Как-то так вышло, что Нэн Хоган обратила внимание на некую Мойру Кейзи, веселую хрупкую женщину, которую из палаты выздоравливающих перевели в общее отделение. Среди нянечек она занимала самое низкое положение, насколько помнится, если верить официальным документам. Сестры, врач, нянечки, с точки зрения Нэн Хоган, настолько вписались в больничные ритуалы, что она не получала никакого удовольствия от общения с ними. Их делом было следить, чтобы машина работала безотказно, и они представляли собой умелых инженеров, которые умасливали дневные болячки и чинили ночные поломки.
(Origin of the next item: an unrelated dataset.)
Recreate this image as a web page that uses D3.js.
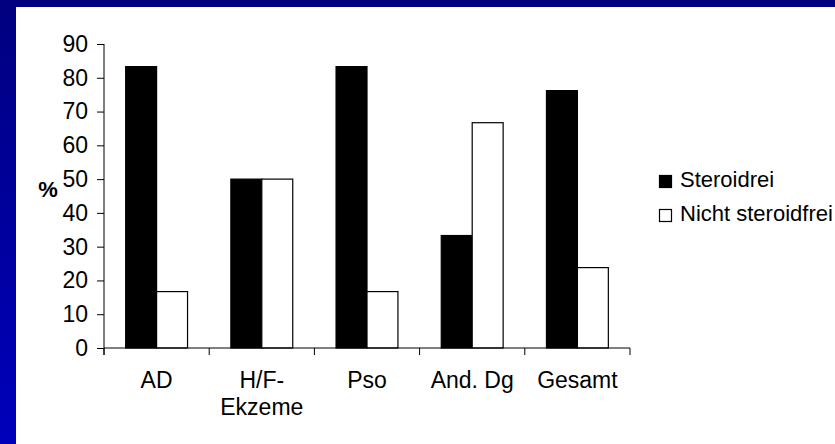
<!DOCTYPE html>
<html>
<head>
<meta charset="utf-8">
<script src="https://cdn.jsdelivr.net/npm/d3@7"></script>
<style>
  html, body { margin: 0; padding: 0; background: #fff; }
  svg { display: block; }
  text { font-family: Arial, "Liberation Sans", sans-serif; fill: #000; }
</style>
</head>
<body>
<svg id="chart" width="835" height="444"></svg>
<script>
// Share of patients per diagnosis group (%)
const categories = [["AD"], ["H/F-", "Ekzeme"], ["Pso"], ["And. Dg"], ["Gesamt"]];
const seriesNames = ["Steroidrei", "Nicht steroidfrei"];
const steroidfrei = [83.3, 50, 83.3, 33.3, 76.2];
const nichtSteroidfrei = [16.7, 50, 16.7, 66.7, 23.8];
const yTicks = [0, 10, 20, 30, 40, 50, 60, 70, 80, 90];

const svg = d3.select("#chart");
const W = 835, H = 444;
const AXIS_FONT = "23px";
const LEGEND_FONT = "22px";

// slide frame: dark blue bands on top and left
const defs = svg.append("defs");
const grad = defs.append("linearGradient").attr("id", "frameGrad")
  .attr("x1", 0).attr("y1", 0).attr("x2", 0).attr("y2", 1);
grad.append("stop").attr("offset", "0%").attr("stop-color", "#000080");
grad.append("stop").attr("offset", "100%").attr("stop-color", "#0000BC");
svg.append("rect").attr("x", 0).attr("y", 0).attr("width", W).attr("height", H).attr("fill", "#fff");
svg.append("rect").attr("x", 0).attr("y", 0).attr("width", 16).attr("height", H).attr("fill", "url(#frameGrad)");
svg.append("rect").attr("x", 0).attr("y", 0).attr("width", W).attr("height", 7).attr("fill", "#000080");

const plot = { left: 104, right: 630, top: 44, bottom: 348 };

const x0 = d3.scaleBand()
  .domain(d3.range(categories.length))
  .range([plot.left, plot.right])
  .paddingInner(0).paddingOuter(0);

const x1 = d3.scaleBand()
  .domain(seriesNames)
  .range([0, x0.bandwidth()])
  .paddingInner(0)
  .paddingOuter(0.7);

const y = d3.scaleLinear().domain([0, 90]).range([plot.bottom, plot.top]);

const rows = categories.map((c, i) => ({
  i,
  values: [
    { key: seriesNames[0], v: steroidfrei[i], fill: "#000" },
    { key: seriesNames[1], v: nichtSteroidfrei[i], fill: "#fff" }
  ]
}));

// bars
const groups = svg.append("g").selectAll("g").data(rows).join("g")
  .attr("transform", d => `translate(${x0(d.i)},0)`);
groups.selectAll("rect").data(d => d.values).join("rect")
  .attr("x", d => x1(d.key))
  .attr("y", d => y(d.v))
  .attr("width", x1.bandwidth())
  .attr("height", d => y(0) - y(d.v))
  .attr("fill", d => d.fill)
  .attr("stroke", "#000")
  .attr("stroke-width", 1.2);

// y axis
const yAxis = d3.axisLeft(y).tickValues(yTicks).tickSize(7).tickPadding(9).tickFormat(d3.format("d"));
const gy = svg.append("g").attr("transform", `translate(${plot.left},0)`).call(yAxis);
gy.select(".domain").attr("d", `M0,${plot.top}V${plot.bottom + 7}`).attr("stroke", "#000");
gy.selectAll(".tick line").attr("stroke", "#000");
gy.selectAll(".tick text").style("font-size", AXIS_FONT).style("font-family", "Arial, 'Liberation Sans', sans-serif");

// x axis with ticks at category boundaries
const gx = svg.append("g").attr("transform", `translate(0,${plot.bottom})`);
gx.append("line").attr("x1", plot.left).attr("x2", plot.right).attr("y1", 0).attr("y2", 0).attr("stroke", "#000");
const bounds = d3.range(categories.length + 1).map(i => i < categories.length ? x0(i) : plot.right);
gx.selectAll("line.tk").data(bounds).join("line").attr("class", "tk")
  .attr("x1", d => d).attr("x2", d => d).attr("y1", 0).attr("y2", 7).attr("stroke", "#000");

// category labels (multi-line)
const lab = svg.append("g").selectAll("text").data(categories).join("text")
  .attr("text-anchor", "middle")
  .attr("x", (d, i) => x0(i) + x0.bandwidth() / 2)
  .attr("y", 388)
  .style("font-size", AXIS_FONT);
lab.selectAll("tspan").data(d => d).join("tspan")
  .attr("x", function () { return d3.select(this.parentNode).attr("x"); })
  .attr("dy", (d, j) => j === 0 ? 0 : 27)
  .text(d => d);

// axis title
svg.append("text").attr("x", 48).attr("y", 197).attr("text-anchor", "middle")
  .style("font-size", LEGEND_FONT).style("font-weight", "bold").text("%");

// legend
const legend = svg.append("g").selectAll("g").data(seriesNames).join("g")
  .attr("transform", (d, i) => `translate(659,${175 + i * 34})`);
legend.append("rect").attr("x", 0.5).attr("y", 0.5).attr("width", 12).attr("height", 12)
  .attr("fill", (d, i) => i === 0 ? "#000" : "#fff").attr("stroke", "#000").attr("stroke-width", 1.2);
legend.append("text").attr("x", 21).attr("y", 12).style("font-size", LEGEND_FONT).text(d => d);
</script>
</body>
</html>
Они продлевали жизнь, сколько могли, а когда не могли, то отправляли больных в распоряжение другого отделения. А вот Мойра Кейзи, как почувствовала Нэн, была ближе к больным людям, она была единственным человеком, не ставшим винтиком машины, ее движения и жесты не регулировались невидимым механизмом. Приходя, Мойра приносила с собой безответственность внешнего мира. Поэтому Нэн Хоган и прилепилась к Мойре Кейзи. Тот факт, что Мойра Кейзи могла предоставить свои уши во владение Нэн Хоган, только когда глаза начальства не следили за ней, делал их отношения еще более приятными.